Kitapta kayda değer çözüm teklifleri yer almaktadır. Özellikle Selçuk Özdağ, Gültekin Avcı, Selçuk Küpçük, Serdar Bülent Yılmaz ve Nevzat Tarhan beylerin yaklaşımları önemli.

Gültekin Avcı bir savcı olarak sorunun kaynağında bulunmuş bir şahsiyet. Nevzat Tarhan hem asker hem doktor. Selçuk Özdağ akademisyen ve siyasetçi.

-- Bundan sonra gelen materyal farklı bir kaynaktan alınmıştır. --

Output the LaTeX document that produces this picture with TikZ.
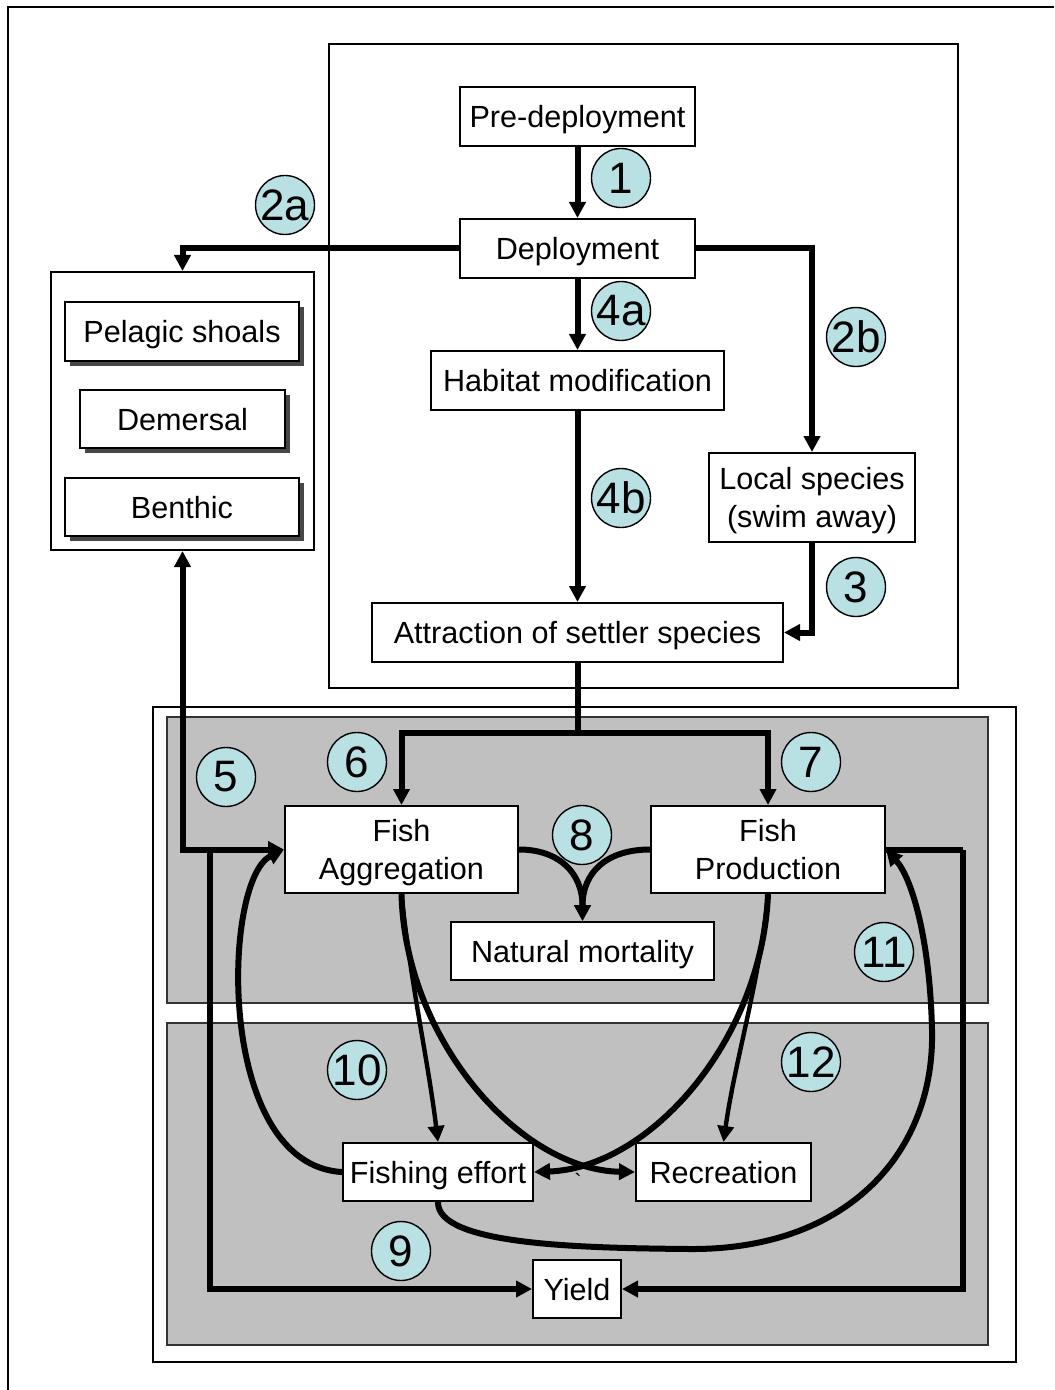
\documentclass[tikz,border=0pt]{standalone}
\usepackage{fontspec}
\setmainfont{Liberation Sans}
\usetikzlibrary{arrows.meta,shadows}
\definecolor{tagfill}{RGB}{185,224,227}
\definecolor{panelgray}{RGB}{192,192,192}
\begin{document}
\begin{tikzpicture}[x=0.5pt,y=-0.5pt,
  box/.style={draw, fill=white, line width=1pt, inner sep=0pt, align=center, text depth=0pt,
    font=\fontsize{15.3}{18.8}\selectfont},
  shadowbox/.style={box, drop shadow={shadow xshift=2.6pt, shadow yshift=-2.6pt, opacity=1, fill=black!72}},
  frame/.style={draw, line width=1pt},
  panel/.style={draw=black!80, line width=0.8pt, fill=panelgray},
  tag/.style={circle, draw, fill=tagfill, line width=0.7pt, minimum size=29.5pt,
    inner sep=0pt, font=\fontsize{22}{22}\selectfont},
  tip/.tip={Triangle[length=8pt,width=8pt]},
  flow/.style={line width=3pt, -tip},
  thinflow/.style={line width=2.2pt, -tip},
  link/.style={line width=3pt}
]
\useasboundingbox (0,0) rectangle (1054,1390);

% page border
\draw[line width=1.2pt] (8,1390) -- (8,7) -- (1054,7);

% enclosing frames and shaded panels
\node[frame, minimum width=314.5pt, minimum height=322pt] (topframe) at (643.5,366) {};
\node[frame, fill=white, minimum width=431.5pt, minimum height=327.5pt] (botframe) at (584.5,1034.5) {};
\node[panel, minimum width=410.5pt, minimum height=143pt] (upperpanel) at (577.5,860) {};
\node[panel, minimum width=410.5pt, minimum height=161pt] (lowerpanel) at (577.5,1184) {};

% deployment chain
\node[box, minimum width=117.5pt, minimum height=29.5pt] (pre) at (577.5,116.5) {Pre-deployment};
\node[box, minimum width=117.5pt, minimum height=29.5pt] (dep) at (577.5,248.5) {Deployment};
\node[box, minimum width=146.5pt, minimum height=29.5pt] (hab) at (577.5,380.5) {Habitat modification};
\node[box, minimum width=103pt, minimum height=44.5pt] (loc) at (812,497.5) {Local species\\(swim away)};
\node[box, minimum width=205.5pt, minimum height=29.5pt] (att) at (577.5,632.5) {Attraction of settler species};

% fish groups
\node[box, minimum width=131.5pt, minimum height=139pt] (grp) at (182.5,411) {};
\node[shadowbox, minimum width=117pt, minimum height=29.5pt] (pel) at (182,331.5) {Pelagic shoals};
\node[shadowbox, minimum width=102.5pt, minimum height=29pt] (dem) at (182.5,419) {Demersal};
\node[shadowbox, minimum width=117pt, minimum height=29pt] (ben) at (182,507) {Benthic};

% connectors of the deployment chain
\draw[flow] (pre) -- (dep);
\draw[flow] (dep) -- (hab);
\draw[flow] (hab) -- (att);
\draw[flow] (dep.west) -| (grp.north);
\draw[flow] (dep.east) -| (loc.north);
\draw[flow] (loc.south) |- (att.east);

% split towards aggregation and production
\coordinate (split) at (577.5,733);
\coordinate (j9) at (210,849.5);
\coordinate (r9) at (963,849.5);
\coordinate (mid11) at (690,1249);
\coordinate (turn11) at (932,1030);

\node[box, minimum width=116.5pt, minimum height=43.5pt] (agg) at (401.5,849.5) {Fish\\Aggregation};
\node[box, minimum width=117pt, minimum height=43.5pt] (prod) at (768,849.5) {Fish\\Production};
\node[box, minimum width=131.5pt, minimum height=29pt] (nat) at (582.5,951) {Natural mortality};
\node[box, minimum width=95pt, minimum height=29pt] (fe) at (438,1172) {Fishing effort};
\node[box, minimum width=87.5pt, minimum height=29pt] (rec) at (723.5,1172) {Recreation};
\node[box, minimum width=44pt, minimum height=29pt] (yield) at (577,1289) {Yield};

\draw[link] (att.south) -- (split);
\draw[flow] (split) -| (agg.north);
\draw[flow] (split) -| (prod.north);

% exchange with the fish groups and yield
\draw[line width=3pt, tip-tip] (grp.south) |- (agg.west);
\draw[flow] (j9) |- (yield.west);
\draw[link] (prod.east) -- (r9);
\draw[flow] (r9) |- (yield.east);

% natural mortality
\draw[flow] (agg.east) .. controls (558,849.5) and (582.5,872) .. (nat.north);
\draw[flow] (prod.west) .. controls (607,849.5) and (582.5,872) .. (nat.north);

% fishing effort and recreation
\draw[thinflow] (agg.south) .. controls (410,980) and (428,1060) .. (fe.north);
\draw[thinflow] (prod.south) .. controls (760,980) and (735,1060) .. (rec.north);
\draw[flow] (agg.south) .. controls (405,1040) and (520,1170) .. (rec.west);
\draw[flow] (prod.south) .. controls (762,1040) and (650,1168) .. (fe.east);
\draw[flow] (fe.west) .. controls (215,1165) and (222,880) .. (agg.west);
\draw[flow] (fe.south) .. controls (437,1245) and (580,1248) .. (mid11)
  .. controls (850,1250) and (935,1150) .. (turn11)
  .. controls (930,940) and (912,878) .. (prod.east);

\node[inner sep=0pt, font=\fontsize{11}{11}\selectfont] (tick) at (578,1181) {\textasciigrave};

% numbered tags
\node[tag] (t1) at (621,178) {1};
\node[tag] (t2a) at (285,205) {2a};
\node[tag] (t2b) at (856,337) {2b};
\node[tag] (t4a) at (621,311) {4a};
\node[tag] (t4b) at (621,498) {4b};
\node[tag] (t3) at (856,587) {3};
\node[tag] (t5) at (226,777) {5};
\node[tag] (t6) at (357,762) {6};
\node[tag] (t7) at (811,762) {7};
\node[tag] (t8) at (582,835) {8};
\node[tag] (t11) at (884,952) {11};
\node[tag] (t10) at (357,1070) {10};
\node[tag] (t12) at (811,1062) {12};
\node[tag] (t9) at (401,1251) {9};
\end{tikzpicture}
\end{document}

Selçuk Küpçük değerli bir sanatçı, Serdar Bülent Yılmaz Diyarbakır’da özgürlük mücadelesi veren bir hukukçu.

Sorunları çözmeye çalışanlar bu değerli görüşlerden istifade etmeliler diye düşünüyorum.

İttihatçı mantıktan kurtulmuş ve sorunların çözümünden yana olan herkesin ufkuna yenilik katacak bir çalışma.

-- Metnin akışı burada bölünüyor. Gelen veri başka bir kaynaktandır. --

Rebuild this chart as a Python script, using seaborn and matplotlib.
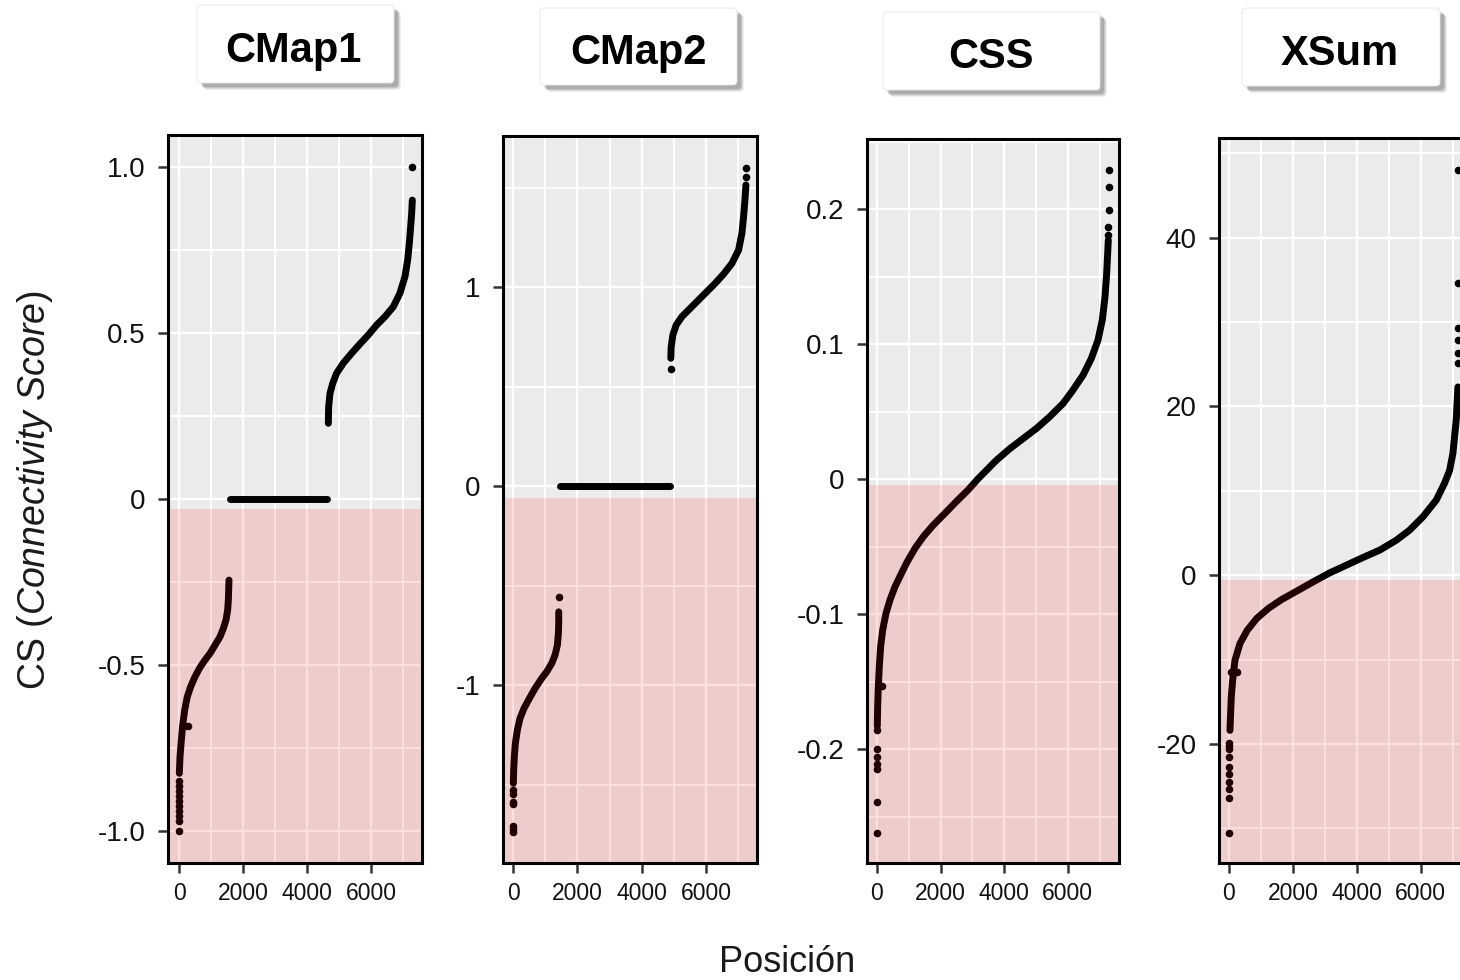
import numpy as np
import pandas as pd
import matplotlib
matplotlib.use("Agg")
import matplotlib.pyplot as plt
from matplotlib.patches import FancyBboxPatch
from matplotlib.transforms import Affine2D
from matplotlib.ticker import FixedLocator, MultipleLocator
import seaborn as sns

# ---------------------------------------------------------------------------
# Sorted connectivity scores per method (position in ranking, CS value)
# ---------------------------------------------------------------------------
methods = ["CMap1", "CMap2", "CSS", "XSum"]

# CMap1
cmap1_neg_pos = [10, 31, 73, 115, 177, 260, 365, 500, 656, 812, 969, 1125, 1281,
                 1385, 1469, 1521, 1542, 1552, 1562]
cmap1_neg_cs = [-0.826, -0.776, -0.726, -0.681, -0.636, -0.595, -0.565, -0.535,
                -0.507, -0.485, -0.465, -0.44, -0.415, -0.39, -0.364, -0.334,
                -0.304, -0.274, -0.244]
cmap1_zero_pos = [1600, 4630]
cmap1_zero_cs = [0.0, 0.0]
cmap1_pos_pos = [4667, 4677, 4719, 4802, 4927, 5135, 5396, 5656, 5917, 6177, 6437,
                 6698, 6906, 7063, 7146, 7198, 7240, 7271, 7292]
cmap1_pos_cs = [0.228, 0.278, 0.318, 0.348, 0.379, 0.409, 0.439, 0.467, 0.494,
                0.524, 0.549, 0.579, 0.62, 0.67, 0.72, 0.77, 0.82, 0.86, 0.90]
cmap1_out_pos = [0, 2, 3, 4, 5, 6, 7, 8, 8, 9, 150, 280, 7292]
cmap1_out_cs = [-1.0, -0.97, -0.955, -0.94, -0.925, -0.91, -0.895, -0.88, -0.865,
                -0.85, -0.684, -0.684, 1.0]

# CMap2
cmap2_neg_pos = [10, 21, 41, 73, 135, 218, 342, 508, 684, 892, 1047, 1203, 1306,
                 1379, 1410, 1420, 1420]
cmap2_neg_cs = [-1.494, -1.427, -1.36, -1.293, -1.226, -1.167, -1.117, -1.067,
                -1.017, -0.966, -0.933, -0.891, -0.849, -0.799, -0.74, -0.69, -0.632]
cmap2_zero_pos = [1462, 4880]
cmap2_zero_cs = [0.0, 0.0]
cmap2_pos_pos = [4903, 4914, 4966, 5069, 5246, 5505, 5764, 6023, 6282, 6541, 6801,
                 7008, 7111, 7163, 7205, 7236]
cmap2_pos_cs = [0.642, 0.70, 0.759, 0.809, 0.851, 0.893, 0.935, 0.977, 1.019,
                1.065, 1.119, 1.186, 1.27, 1.353, 1.437, 1.513]
cmap2_out_pos = [0, 3, 6, 4, 7, 9, 11, 1420, 4903, 7236, 7236]
cmap2_out_cs = [-1.74, -1.725, -1.71, -1.60, -1.585, -1.545, -1.525, -0.556,
                0.586, 1.554, 1.60]

# CSS
css_pos = [10, 21, 42, 73, 115, 178, 283, 408, 565, 743, 952, 1193, 1455, 1769,
           2135, 2502, 2868, 3170, 3758, 4176, 4595, 5014, 5432, 5851,
           6165, 6479, 6741, 6950, 7086, 7170, 7222, 7253, 7274]
css_cs = [-0.183, -0.169, -0.154, -0.139, -0.124, -0.112, -0.0995, -0.0896,
          -0.0798, -0.0711, -0.0612, -0.0514, -0.0427, -0.0341, -0.0254, -0.0165,
          -0.0080, 0.0, 0.0140, 0.0225, 0.030, 0.0375, 0.0462, 0.056,
          0.066, 0.077, 0.0894, 0.103, 0.118, 0.135, 0.152, 0.167, 0.177]
css_out_pos = [0, 0, 2, 3, 4, 5, 8, 147, 7276, 7278, 7280, 7282, 7284]
css_out_cs = [-0.262, -0.239, -0.215, -0.211, -0.206, -0.200, -0.186, -0.153,
              0.181, 0.187, 0.199, 0.2165, 0.229]

# XSum
xsum_pos = [31, 52, 73, 115, 188, 344, 573, 865, 1229, 1646, 2115, 2635, 3156,
            3677, 4198, 4719, 5240, 5656, 6073, 6490, 6750, 6906, 7010, 7115, 7167]
xsum_cs = [-18.39, -16.4, -14.4, -12.46, -10.08, -8.1, -6.52, -5.14, -3.95, -2.89,
           -1.9, -0.79, 0.28, 1.19, 2.1, 2.97, 4.15, 5.34, 6.92, 8.9, 10.9, 12.4,
           14.4, 18.4, 22.3]
xsum_out_pos = [0, 0, 0, 0, 0, 0, 0, 3, 5, 8, 60, 250, 7170, 7172, 7174, 7176,
                7178, 7180]
xsum_out_cs = [-30.6, -26.4, -25.3, -24.5, -23.6, -22.7, -21.5, -20.6, -20.2, -19.9,
               -11.5, -11.5, 25.1, 26.3, 27.9, 29.3, 34.6, 48.0]

# tick values and labels
x_ticks = [0, 2000, 4000, 6000]
x_tick_labels = ["0", "2000", "4000", "6000"]
y_ticks = {
    "CMap1": [-1.0, -0.5, 0.0, 0.5, 1.0],
    "CMap2": [-1, 0, 1],
    "CSS": [-0.2, -0.1, 0.0, 0.1, 0.2],
    "XSum": [-20, 0, 20, 40],
}
y_tick_labels = {
    "CMap1": ["-1.0", "-0.5", "0", "0.5", "1.0"],
    "CMap2": ["-1", "0", "1"],
    "CSS": ["-0.2", "-0.1", "0", "0.1", "0.2"],
    "XSum": ["-20", "0", "20", "40"],
}

curves = {
    "CMap1": [(cmap1_neg_pos, cmap1_neg_cs), (cmap1_zero_pos, cmap1_zero_cs),
              (cmap1_pos_pos, cmap1_pos_cs)],
    "CMap2": [(cmap2_neg_pos, cmap2_neg_cs), (cmap2_zero_pos, cmap2_zero_cs),
              (cmap2_pos_pos, cmap2_pos_cs)],
    "CSS": [(css_pos, css_cs)],
    "XSum": [(xsum_pos, xsum_cs)],
}
outliers = {
    "CMap1": (cmap1_out_pos, cmap1_out_cs),
    "CMap2": (cmap2_out_pos, cmap2_out_cs),
    "CSS": (css_out_pos, css_out_cs),
    "XSum": (xsum_out_pos, xsum_out_cs),
}

# ---------------------------------------------------------------------------
# Layout (pixels, top-left origin) and axis ranges
# ---------------------------------------------------------------------------
W, H = 1460, 980
layout = {
    "CMap1": dict(rect=(168, 135, 422, 863), xlim=(-344, 7594), ylim=(-1.096, 1.096),
                  minor=0.25, pink_top=-0.030,
                  box=(197, 5, 394, 83), text_xy=(293, 62)),
    "CMap2": dict(rect=(503, 136, 757, 863), xlim=(-311, 7580), ylim=(-1.894, 1.759),
                  minor=0.5, pink_top=-0.06,
                  box=(540, 8, 737, 85), text_xy=(638, 64)),
    "CSS": dict(rect=(867, 139, 1119, 863), xlim=(-314, 7610), ylim=(-0.2844, 0.2519),
                minor=0.05, pink_top=-0.0044,
                box=(883, 12, 1100, 90), text_xy=(991, 68)),
    "XSum": dict(rect=(1219, 138, 1473, 863), xlim=(-312, 7640), ylim=(-34.1, 51.8),
                 minor=10, pink_top=-0.59,
                 box=(1242, 8, 1440, 86), text_xy=(1340, 65)),
}

sns.set_theme(style="darkgrid")
plt.rcParams["font.family"] = ["Liberation Sans", "DejaVu Sans"]
plt.rcParams["mathtext.fontset"] = "custom"
plt.rcParams["mathtext.rm"] = "Liberation Sans"
plt.rcParams["mathtext.it"] = "Liberation Sans:italic"

fig = plt.figure(figsize=(W / 100, H / 100), dpi=100)
fig.patch.set_facecolor("white")
px = Affine2D().scale(1 / W, 1 / H) + fig.transFigure

for name in methods:
    spec = layout[name]
    l, t, r, b = spec["rect"]
    ax = fig.add_axes([l / W, (H - b) / H, (r - l) / W, (b - t) / H])
    ax.set_facecolor("#EBEBEB")
    ax.set_axisbelow(True)

    for seg_pos, seg_cs in curves[name]:
        seg = pd.DataFrame({"pos": seg_pos, "cs": seg_cs})
        sns.lineplot(data=seg, x="pos", y="cs", sort=False, estimator=None,
                     color="black", linewidth=5.0, solid_capstyle="round",
                     solid_joinstyle="round", ax=ax, zorder=3)
    o_pos, o_cs = outliers[name]
    pts = pd.DataFrame({"pos": o_pos, "cs": o_cs})
    sns.scatterplot(data=pts, x="pos", y="cs", color="black", s=30,
                    linewidth=0, ax=ax, zorder=3)

    ax.set_xlim(*spec["xlim"])
    ax.set_ylim(*spec["ylim"])
    # negative-score zone
    ax.axhspan(spec["ylim"][0], spec["pink_top"], color="#FF0000", alpha=0.13,
               lw=0, zorder=4)

    ax.xaxis.set_major_locator(FixedLocator(x_ticks))
    ax.set_xticklabels(x_tick_labels)
    ax.xaxis.set_minor_locator(MultipleLocator(1000))
    ax.yaxis.set_major_locator(FixedLocator(y_ticks[name]))
    ax.set_yticklabels(y_tick_labels[name])
    ax.yaxis.set_minor_locator(MultipleLocator(spec["minor"]))

    ax.grid(True, which="major", color="white", lw=1.7)
    ax.grid(True, which="minor", color="white", lw=1.4)
    ax.tick_params(axis="both", which="major", length=7, width=1.8,
                   color="#333333", labelcolor="#111111")
    ax.tick_params(axis="y", which="major", labelsize=20, pad=9, left=True)
    ax.tick_params(axis="x", which="major", labelsize=16.5, pad=7, bottom=True)
    ax.tick_params(which="minor", length=0)
    for sp in ax.spines.values():
        sp.set_visible(True)
        sp.set_color("black")
        sp.set_linewidth(2.2)
        sp.set_zorder(6)
    ax.set_xlabel("")
    ax.set_ylabel("")

    # title box with drop shadow
    x0, y0, x1, y1 = spec["box"]
    w, h = x1 - x0, y1 - y0
    for k, a in enumerate([0.08, 0.11, 0.14, 0.17]):
        off = 7 - k
        fig.add_artist(FancyBboxPatch((x0 + off, H - y1 - off), w, h,
                                      boxstyle="round,pad=0,rounding_size=4",
                                      transform=px, fc="#3a3a3a", ec="none",
                                      alpha=a))
    fig.add_artist(FancyBboxPatch((x0, H - y1), w, h,
                                  boxstyle="round,pad=0,rounding_size=4",
                                  transform=px, fc="white", ec="#e6e6e6", lw=0.6))
    tx, ty = spec["text_xy"]
    fig.text(tx / W, 1 - ty / H, name, ha="center", va="baseline",
             fontsize=30, fontweight="bold", color="black")

fig.text(35 / W, 1 - 490 / H, "CS (" + r"$\mathit{Connectivity\ Score}$" + ")",
         rotation=90, ha="center", va="center", fontsize=27, color="#1a1a1a")
fig.text(787 / W, 1 - 962 / H, "Posición", ha="center", va="center",
         fontsize=26, color="#1a1a1a")

fig.savefig("out.png", dpi=100, facecolor="white")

Umarım ki, başörtüsü, çalışma özgürlüğü gibi sorunlar göz ardı edilmeden bu soruna çözüm arayanların tamamı bu görüşlerden istifade eder.

“Demokratik açılım” diyenlere tavsiyemiz başlığa uygun bir arayışa giriniz ve bütün toplum kesimlerini bu sürece katınız. Kitabın oluşumuna katkı sağlayanlara ulaşınız ve görüşlerinden istifade ediniz.

Ülkede büyük birlik ve bütünlük ancak bu yolla sağlanır.

Yapay sorunların çözümüne taraf olan herkese bu çalışmayı tavsiye ederim.

Umulur ki, büyük birliğin ve beraberliğin sevdalıları bu çağrıya icabet ederler.

Bu çalışmaya katkı sağlayan herkese teşekkürler.

Hayra vesile olmak isteyen herkese başarılar.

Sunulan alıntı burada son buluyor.